The District of Clearwater (DOC) is focusing on attracting a certain demographic to town and making things more cozy for the residents within that group who are already here.
No one need worry about fighting over real estate, however, because these residents are hive-minded and tend to set up their own lodgings.
“The Clearwater Bee Club and the Yellowhead Community Services (YCS) Food Security Program sent a delegation to the mayor and council to invite them to apply to become a Bee City through Bee City Canada,” said Joanna Hurst, Bee city Committee member and food security program coordinator with YCS.
“The Bee City initiative is part of a North American movement to support pollinator protection and Bee City communities support collaboration as well as establish and maintain healthy pollinator habitat within the municipality or First Nation’s boundaries.”
Hurst said pollinator numbers around the world are declining at an alarming rate and local beekeepers have also noticed the negative affects of pesticide use on their hives.
“If you talk to any beekeeper, they will tell you the many challenges that their hives face, and that major hive loss is unfortunately a common occurrence,” she added.
“Pollinators are a vital part of our food supply with one in every three bites of food we eat courtesy of pollinators and 90 per cent of flowering plants rely on insect pollination to reproduce; anything that we can do to reduce the pressures on our pollinators will help.”
Right now there are 79 Bee Cities in the United States, 23 in Canada, including one in Kamloops, which was the first Bee City in BC and there are also Bee Schools, Bee Campuses, Bee Businesses and even a Bee Faith Community.
“A Bee City is wonderful opportunity for communities to foster land stewardship and inspire other communities to do the same,” Hurst said.
“We are very lucky to live in an area with abundant natural beauty and wildlife and I think we would all like to keep it that way.”
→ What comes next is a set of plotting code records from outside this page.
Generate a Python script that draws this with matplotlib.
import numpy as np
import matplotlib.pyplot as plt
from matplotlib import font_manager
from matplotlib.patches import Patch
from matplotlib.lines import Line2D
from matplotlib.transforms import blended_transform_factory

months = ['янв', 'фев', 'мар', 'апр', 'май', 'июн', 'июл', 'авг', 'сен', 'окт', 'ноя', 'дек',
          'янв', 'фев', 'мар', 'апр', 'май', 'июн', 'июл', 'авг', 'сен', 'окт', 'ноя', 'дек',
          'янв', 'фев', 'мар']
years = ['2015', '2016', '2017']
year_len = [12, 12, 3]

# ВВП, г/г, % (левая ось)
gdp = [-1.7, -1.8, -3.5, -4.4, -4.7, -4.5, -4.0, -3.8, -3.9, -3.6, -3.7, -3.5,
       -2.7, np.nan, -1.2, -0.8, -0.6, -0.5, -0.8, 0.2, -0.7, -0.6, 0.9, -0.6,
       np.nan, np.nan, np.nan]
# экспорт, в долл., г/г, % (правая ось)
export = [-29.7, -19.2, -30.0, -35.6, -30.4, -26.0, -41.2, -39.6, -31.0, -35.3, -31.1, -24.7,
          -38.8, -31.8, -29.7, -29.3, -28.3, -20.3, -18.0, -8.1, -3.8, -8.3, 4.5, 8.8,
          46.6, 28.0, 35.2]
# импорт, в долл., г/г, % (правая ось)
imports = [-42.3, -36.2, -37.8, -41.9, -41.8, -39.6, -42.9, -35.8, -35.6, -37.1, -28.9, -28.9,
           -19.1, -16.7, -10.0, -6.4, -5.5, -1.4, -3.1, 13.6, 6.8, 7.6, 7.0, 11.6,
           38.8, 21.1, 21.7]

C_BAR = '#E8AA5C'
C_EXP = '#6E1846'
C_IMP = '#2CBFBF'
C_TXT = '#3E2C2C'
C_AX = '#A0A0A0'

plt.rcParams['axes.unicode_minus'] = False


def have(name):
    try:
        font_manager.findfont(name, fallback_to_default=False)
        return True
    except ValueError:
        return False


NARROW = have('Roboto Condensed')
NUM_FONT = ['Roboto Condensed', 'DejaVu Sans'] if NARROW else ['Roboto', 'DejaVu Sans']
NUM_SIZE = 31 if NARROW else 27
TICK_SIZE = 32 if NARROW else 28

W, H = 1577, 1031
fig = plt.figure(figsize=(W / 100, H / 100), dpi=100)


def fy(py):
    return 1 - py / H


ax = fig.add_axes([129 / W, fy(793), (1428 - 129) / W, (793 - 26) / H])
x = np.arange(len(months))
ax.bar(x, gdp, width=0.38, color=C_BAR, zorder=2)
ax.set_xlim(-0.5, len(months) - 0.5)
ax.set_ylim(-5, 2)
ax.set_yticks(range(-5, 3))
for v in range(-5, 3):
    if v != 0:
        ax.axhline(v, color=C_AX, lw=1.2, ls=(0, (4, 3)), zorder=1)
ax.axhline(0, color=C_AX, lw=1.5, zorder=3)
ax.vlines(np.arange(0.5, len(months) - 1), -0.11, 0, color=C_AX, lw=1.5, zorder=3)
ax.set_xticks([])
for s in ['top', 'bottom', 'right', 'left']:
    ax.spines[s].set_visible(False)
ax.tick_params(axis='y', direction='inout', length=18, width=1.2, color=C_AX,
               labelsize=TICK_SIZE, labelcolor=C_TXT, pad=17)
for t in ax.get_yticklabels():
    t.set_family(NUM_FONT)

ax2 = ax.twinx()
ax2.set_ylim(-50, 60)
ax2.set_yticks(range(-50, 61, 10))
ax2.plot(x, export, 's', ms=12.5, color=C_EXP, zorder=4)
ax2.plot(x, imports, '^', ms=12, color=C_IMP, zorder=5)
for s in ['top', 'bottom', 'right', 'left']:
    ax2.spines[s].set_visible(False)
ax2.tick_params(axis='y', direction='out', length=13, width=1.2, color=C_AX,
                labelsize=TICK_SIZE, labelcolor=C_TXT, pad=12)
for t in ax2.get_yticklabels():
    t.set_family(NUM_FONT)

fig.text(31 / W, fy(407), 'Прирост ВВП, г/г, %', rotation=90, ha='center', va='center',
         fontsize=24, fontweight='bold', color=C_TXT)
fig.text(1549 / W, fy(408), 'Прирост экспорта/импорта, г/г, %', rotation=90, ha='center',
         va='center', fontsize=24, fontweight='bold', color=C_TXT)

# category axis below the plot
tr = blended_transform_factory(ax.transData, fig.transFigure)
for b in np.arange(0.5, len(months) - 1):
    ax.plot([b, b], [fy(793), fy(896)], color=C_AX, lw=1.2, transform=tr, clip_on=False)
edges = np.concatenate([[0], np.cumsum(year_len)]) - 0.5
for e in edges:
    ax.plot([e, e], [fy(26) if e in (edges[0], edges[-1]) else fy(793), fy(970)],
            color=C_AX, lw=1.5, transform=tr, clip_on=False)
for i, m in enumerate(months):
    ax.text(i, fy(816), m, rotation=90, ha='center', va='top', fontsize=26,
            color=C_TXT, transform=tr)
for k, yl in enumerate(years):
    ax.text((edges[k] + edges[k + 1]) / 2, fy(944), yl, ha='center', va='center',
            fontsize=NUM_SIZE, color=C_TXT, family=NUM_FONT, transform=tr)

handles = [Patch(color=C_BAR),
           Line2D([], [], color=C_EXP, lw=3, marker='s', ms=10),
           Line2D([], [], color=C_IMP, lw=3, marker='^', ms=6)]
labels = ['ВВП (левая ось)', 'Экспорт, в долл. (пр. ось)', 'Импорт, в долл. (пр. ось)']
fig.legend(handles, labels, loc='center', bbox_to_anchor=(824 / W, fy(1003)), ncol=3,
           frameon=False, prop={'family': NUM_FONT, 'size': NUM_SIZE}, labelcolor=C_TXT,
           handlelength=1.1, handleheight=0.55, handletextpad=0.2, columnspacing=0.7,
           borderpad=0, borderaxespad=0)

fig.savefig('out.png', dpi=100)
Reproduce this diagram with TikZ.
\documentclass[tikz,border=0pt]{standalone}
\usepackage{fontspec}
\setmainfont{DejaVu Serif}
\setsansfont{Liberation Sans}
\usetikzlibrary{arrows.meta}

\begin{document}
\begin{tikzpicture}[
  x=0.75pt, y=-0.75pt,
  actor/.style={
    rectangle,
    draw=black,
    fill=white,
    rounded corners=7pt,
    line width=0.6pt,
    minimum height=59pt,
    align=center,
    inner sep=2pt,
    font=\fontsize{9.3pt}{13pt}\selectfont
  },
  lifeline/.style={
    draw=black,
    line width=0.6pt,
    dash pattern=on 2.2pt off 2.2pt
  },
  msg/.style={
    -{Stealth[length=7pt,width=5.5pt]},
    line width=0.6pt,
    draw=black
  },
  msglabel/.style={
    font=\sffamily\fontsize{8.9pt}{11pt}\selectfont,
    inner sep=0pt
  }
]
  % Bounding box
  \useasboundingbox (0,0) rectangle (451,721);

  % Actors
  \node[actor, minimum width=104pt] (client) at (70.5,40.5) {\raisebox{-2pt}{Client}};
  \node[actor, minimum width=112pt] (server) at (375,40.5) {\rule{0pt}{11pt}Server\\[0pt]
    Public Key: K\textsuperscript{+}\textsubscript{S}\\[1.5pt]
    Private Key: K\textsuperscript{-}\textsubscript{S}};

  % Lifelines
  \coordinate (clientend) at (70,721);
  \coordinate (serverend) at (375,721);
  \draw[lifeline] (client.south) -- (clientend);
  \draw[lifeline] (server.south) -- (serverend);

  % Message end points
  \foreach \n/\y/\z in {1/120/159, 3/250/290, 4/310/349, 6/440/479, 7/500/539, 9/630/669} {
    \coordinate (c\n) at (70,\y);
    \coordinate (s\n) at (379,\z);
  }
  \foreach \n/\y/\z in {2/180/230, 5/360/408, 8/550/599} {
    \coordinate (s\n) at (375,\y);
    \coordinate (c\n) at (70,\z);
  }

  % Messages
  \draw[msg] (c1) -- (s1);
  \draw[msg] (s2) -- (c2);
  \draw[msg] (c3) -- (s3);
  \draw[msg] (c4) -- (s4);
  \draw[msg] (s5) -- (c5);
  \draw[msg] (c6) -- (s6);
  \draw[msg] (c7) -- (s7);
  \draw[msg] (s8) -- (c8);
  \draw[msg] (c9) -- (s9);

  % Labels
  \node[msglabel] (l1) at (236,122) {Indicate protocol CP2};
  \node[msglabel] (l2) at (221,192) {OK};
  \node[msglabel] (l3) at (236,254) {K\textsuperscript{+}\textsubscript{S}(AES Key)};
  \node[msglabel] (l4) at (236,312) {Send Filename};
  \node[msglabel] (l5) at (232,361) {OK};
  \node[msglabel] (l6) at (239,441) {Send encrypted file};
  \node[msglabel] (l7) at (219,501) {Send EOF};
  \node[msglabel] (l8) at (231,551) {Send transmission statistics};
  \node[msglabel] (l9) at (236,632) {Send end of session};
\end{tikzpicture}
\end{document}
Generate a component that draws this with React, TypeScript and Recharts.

Leslie Groulx, chief administrative officer for the DOC, said the district is already working on ways to attract bees and make the town more bee friendly in general.
Different approaches to the planting done in local parks are already being planned with bees in mind and newsletter articles on how residents can be more bee friendly are being drafted.
“The District of Clearwater is committed to creating Bee pollinating habitats by supporting community and school gardens through assisting with watering, providing some staff and contractor time to upkeep school gardens during the summer months when school is closed,” said Groulx.
“We’ll also set policy to ensure selection of pollinator friendly plants including native trees, shrubs, and grasses for our community park and encourage community and local gardeners to plant herbs and vegetables that are pollinators.”
The DOC will also organize an annual garden tour including both flowers and vegetables through the Community Recreation and Healthy Living program as well as make sure any waterways within parks and boulevard areas have a buffer that isn’t mowed to increase naturalization and to protect the water.
The town will also adopt a “pesticide free” policy for district properties and encourage community members to abide by the same.
“I am very excited about this initiative – bees are so important to our food security,” said Groulx.
“I personally already have a bee friendly backyard garden with a combination of bee pollinator herbs, flowers and vegetables.”
Community members can support this initiative by preserving or creating healthy pollinator habitats on their properties—more information on how to do this will be offered at Seedy Saturday on April 6 at the Clearwater Ski Hill.